— Оставь его, Джейк, — сказал Барнум. — Публике же все это по вкусу. Может, чему-нибудь и научатся.
Когда крики стихли. Пьянчуга уронил руки и сказал:
— Леди и джентльмены. Это памятное событие. Оно заслуживает речи, патриотической речи…
— Мы ее и ждем — не выдержал Фуи Фейн.
Пьянчуга шумно откашлялся. С минуту он жеманно и нелепо возился с огромным красным платком. Потом вынул из внутреннего кармана лист бумаги и прочел нараспев:
— Много лет назад возник на этом континенте необычный народ, родившийся из мечты одного человека, возжелавшего творческой Свободы, народ, созданный ухищрениями другого человека, который поверил в завезенный из дальних краев Материализм; народ, прошедший гражданскую войну и окрепший благодаря еще одному человеку, который тешил его тщеславие странным понятием Равенства.
С тех пор мы, потомки этого народа, немало потратили сил и времени на то, чтобы удостовериться, что конкретный индивид, или город, или же народ, так родившийся, так созданный и так укрепившийся, — что он может долго и успешно развиваться. Нас научили принимать Свободу как нечто само собой разумеющееся, вроде воздуха, которым мы дышим. Нас научили небрежно похваляться Равенством. И наконец, нас научили называть Материализм крепким словом «борьба». И вот сегодня собрались мы ради того, чтобы лицезреть этот символ чистой борьбы. И сейчас вполне правильно и уместно почтить то, ради чего мы здесь собрались.
Однако мы не в состоянии почтить эту борьбу, мы не в состоянии даже судить о борьбе. Наши великие банкиры и промышленники с незапамятных времен столь успешно руководили ею, что теперь сделали и ее своей собственностью. Вы все забудете то, что я здесь говорю, но, быть может, однажды до вас дойдет, что совершили эти великие люди.

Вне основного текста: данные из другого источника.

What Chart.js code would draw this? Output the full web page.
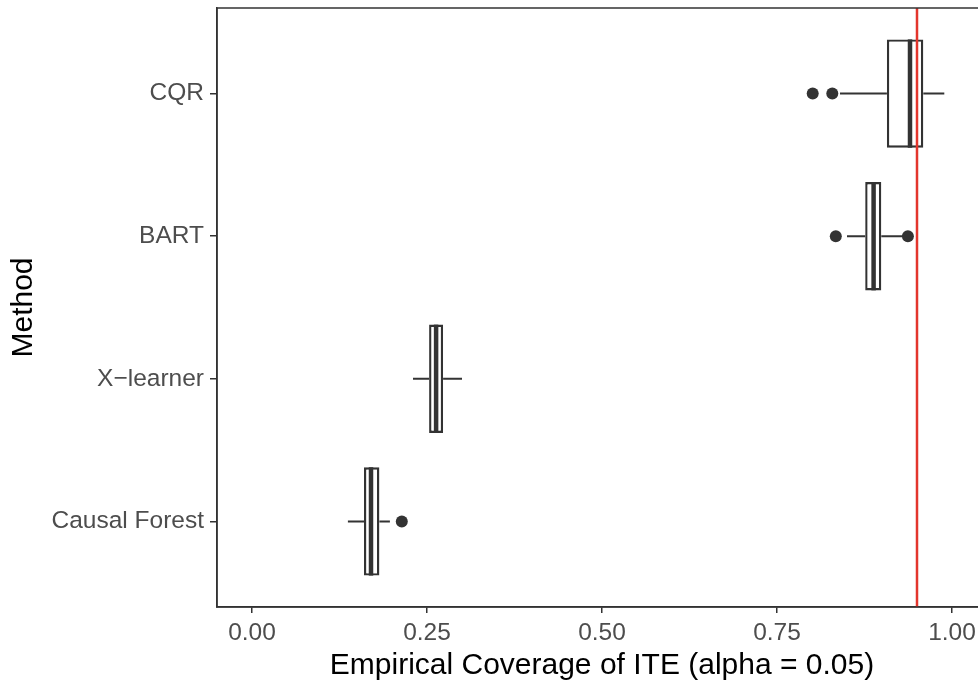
<!DOCTYPE html>
<html>
<head>
<meta charset="utf-8">
<script src="https://cdn.jsdelivr.net/npm/chart.js@4.4.0/dist/chart.umd.min.js"></script>
<style>
  html, body { margin: 0; padding: 0; background: #fff; }
  #wrap { width: 978px; height: 685px; overflow: hidden; }
</style>
</head>
<body>
<div id="wrap"><canvas id="coverage" width="1000" height="685"></canvas></div>
<script>
// methods from bottom (level 1) to top (level 4)
const methods = ['Causal Forest', 'X\u2212learner', 'BART', 'CQR'];
const lowerWhisker = [0.137, 0.230, 0.850, 0.840];
const q1 = [0.160, 0.253, 0.876, 0.907];
const medians = [0.170, 0.263, 0.888, 0.940];
const q3 = [0.182, 0.273, 0.899, 0.959];
const upperWhisker = [0.197, 0.300, 0.930, 0.989];
const outlierValues = [[0.214], [], [0.834, 0.937], [0.801, 0.829]];
const xTicks = [0, 0.25, 0.5, 0.75, 1];
const targetCoverage = 0.95;

const ink = '#333333';
const fontFamily = '"Liberation Sans", Arial, Helvetica, sans-serif';

// whiskers, medians, the target line and the panel frame
const boxParts = {
  id: 'boxParts',
  afterDatasetsDraw(chart) {
    const { ctx, chartArea, scales: { x, y } } = chart;
    const bars = chart.getDatasetMeta(0).data;
    ctx.save();
    ctx.beginPath();
    ctx.rect(chartArea.left, chartArea.top, chartArea.right - chartArea.left, chartArea.bottom - chartArea.top);
    ctx.clip();
    ctx.strokeStyle = ink;
    ctx.lineCap = 'butt';

    methods.forEach((m, i) => {
      const cy = y.getPixelForValue(i + 1);
      const half = bars[i].height / 2;

      ctx.lineWidth = 2;
      ctx.beginPath();
      ctx.moveTo(x.getPixelForValue(lowerWhisker[i]), cy);
      ctx.lineTo(x.getPixelForValue(q1[i]), cy);
      ctx.moveTo(x.getPixelForValue(q3[i]), cy);
      ctx.lineTo(x.getPixelForValue(upperWhisker[i]), cy);
      ctx.stroke();

      const mx = x.getPixelForValue(medians[i]);
      ctx.lineWidth = 4.5;
      ctx.beginPath();
      ctx.moveTo(mx, cy - half);
      ctx.lineTo(mx, cy + half);
      ctx.stroke();
    });

    const rx = x.getPixelForValue(targetCoverage);
    ctx.strokeStyle = '#e3352c';
    ctx.lineWidth = 2.5;
    ctx.beginPath();
    ctx.moveTo(rx, chartArea.top);
    ctx.lineTo(rx, chartArea.bottom);
    ctx.stroke();
    ctx.restore();

    ctx.save();
    ctx.strokeStyle = ink;
    ctx.lineWidth = 1.5;
    ctx.strokeRect(chartArea.left, chartArea.top, chartArea.right - chartArea.left, chartArea.bottom - chartArea.top);
    ctx.restore();
  }
};

const boxes = methods.map((m, i) => ({ x: [q1[i], q3[i]], y: i + 1 }));
const outliers = outlierValues.flatMap((vals, i) => vals.map(v => ({ x: v, y: i + 1 })));

new Chart(document.getElementById('coverage'), {
  type: 'bar',
  data: {
    datasets: [
      {
        type: 'bar',
        data: boxes,
        backgroundColor: '#ffffff',
        borderColor: ink,
        borderWidth: 2.4,
        borderSkipped: false,
        categoryPercentage: 1,
        barPercentage: 0.76
      },
      {
        type: 'scatter',
        data: outliers,
        pointRadius: 6,
        pointBackgroundColor: ink,
        pointBorderWidth: 0
      }
    ]
  },
  options: {
    indexAxis: 'y',
    responsive: false,
    animation: false,
    layout: { padding: { top: 8, right: 13, bottom: 0, left: 0 } },
    plugins: {
      legend: { display: false },
      tooltip: { enabled: false }
    },
    scales: {
      x: {
        type: 'linear',
        position: 'bottom',
        min: -0.05,
        max: 1.05,
        afterBuildTicks: (scale) => { scale.ticks = xTicks.map(v => ({ value: v })); },
        afterFit: (scale) => {
          scale.height = 78;
          scale.paddingLeft = 0;
          scale.paddingRight = 0;
        },
        ticks: {
          callback: (v) => Number(v).toFixed(2),
          color: '#4d4d4d',
          font: { family: fontFamily, size: 24.5 },
          padding: 6,
          maxRotation: 0
        },
        grid: { drawOnChartArea: false, drawTicks: true, tickLength: 6, color: ink, lineWidth: 1.5 },
        border: { display: true, color: ink, width: 1.5 },
        title: {
          display: true,
          text: 'Empirical Coverage of ITE (alpha = 0.05)',
          color: '#000000',
          font: { family: fontFamily, size: 30 },
          padding: { top: 0, bottom: 1 }
        }
      },
      y: {
        type: 'linear',
        position: 'left',
        min: 0.4,
        max: 4.6,
        offset: false,
        afterBuildTicks: (scale) => { scale.ticks = methods.map((m, i) => ({ value: i + 1 })); },
        afterFit: (scale) => {
          scale.width = 217;
          scale.paddingTop = 0;
          scale.paddingBottom = 0;
        },
        ticks: {
          callback: (v) => methods[v - 1],
          color: '#4d4d4d',
          font: { family: fontFamily, size: 24.5 },
          padding: 6
        },
        grid: { offset: false, drawOnChartArea: false, drawTicks: true, tickLength: 7, color: ink, lineWidth: 1.5 },
        border: { display: true, color: ink, width: 1.5 },
        title: {
          display: true,
          text: 'Method',
          color: '#000000',
          font: { family: fontFamily, size: 30 },
          padding: { top: 6, bottom: 0 }
        }
      }
    }
  },
  plugins: [boxParts]
});
</script>
</body>
</html>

Нам же остается одно — еще проворнее мчаться к цели, поставленной этим деятельным Материалистом; давайте все твердо решим, что те, другие два американца, погибли понапрасну, что Равенство с этого дня станет собственностью одних лишь ораторов, и то по большим праздникам, а колокол Свободы будет звучать лишь в пределах забытых грез; пусть же мы в нашей погоне за счастьем никогда не опустимся до творческой свободы многих, но будем карабкаться к величественной вершине, к материализму нескольких; и хотя может прийти время, когда та борьба, которую ведет Материалист, станет столь напряженной, что нам будет грозить удушье в ее сетях, мы никогда не отвергнем с презрением ее соблазны, мы станем вечно искать этих соблазнов, выстраиваться за ними в очередь, молить о них, даже когда соблазны эти — не что иное, как механизированное рабство и его неизменный спутник — механизированное развлечение; наконец сегодня мы окончательно заявим, что предпочитаем счастье материализма счастью творчества, и, утвердив свое предпочтение, мы пойдем далее и выберем себе официальную религию, и это будет древняя вера в Борьбу; и мы дадим нашей вере Бога и храм, и да станут ими бейсбол и восьмигранник бейсбольной площадки; и, совершив это, мы примемся искать дьявола, и придет он, одетый в форму; и будет нам искушение в нашем храме, и ждет нас грехопадение, как и задумал наш отец Материалист. Потом, после падения, соберемся мы все вместе великой толпой и с великою силой возопим к великому Материалисту. И понесется вопль наш: «Пусть это правительство народа, избранное народом и на благо народа, никогда не исчезнет с лица земли!» И Материалист будет очень доволен, ибо даже самые слова — и те украдены. И скажет он: «Вы правильно поступили, дети мои».
Голос его перешел в шепот. Склонив голову с лысиной на макушке, Пьянчуга медленно побрел назад, к боковой линии. Мгновение стояла озадаченная тишина — зрители, видимо, не в силах были решить, что им делать: хохотать или аплодировать оратору, Тут во второй раз прозвучал голос Фуи Фейна:
— Пьянчугу в президенты!
Этот пронзительный выкрик положил конец всеобщему замешательству. Из толпы успокоенных болельщиков послышались разнообразные возгласы одобрения. Трубач Пампка весело гуднул в свою трубу. Бухнул большой барабан. Все рассмеялись.
Тренер Барнум повернулся к судье О’Нилу и сказал:
— Чертовски странная речь. Мне показалось, он против патриотизма.
— Да он пьян, — уверенно объяснил тот. — Что там говорить, пьян в стельку.
Болельщики обеих команд перебрасывались шутками, потом в толпе зазвучали громкие требования начинать игру. Теребя в руках бейсбольную перчатку, Трой поднялся со скамьи и неторопливо направился на место подачи. Пока О'Нил прилаживал свою маску, подающий хиллонцев лениво послал несколько мячей кетчеру Койшу.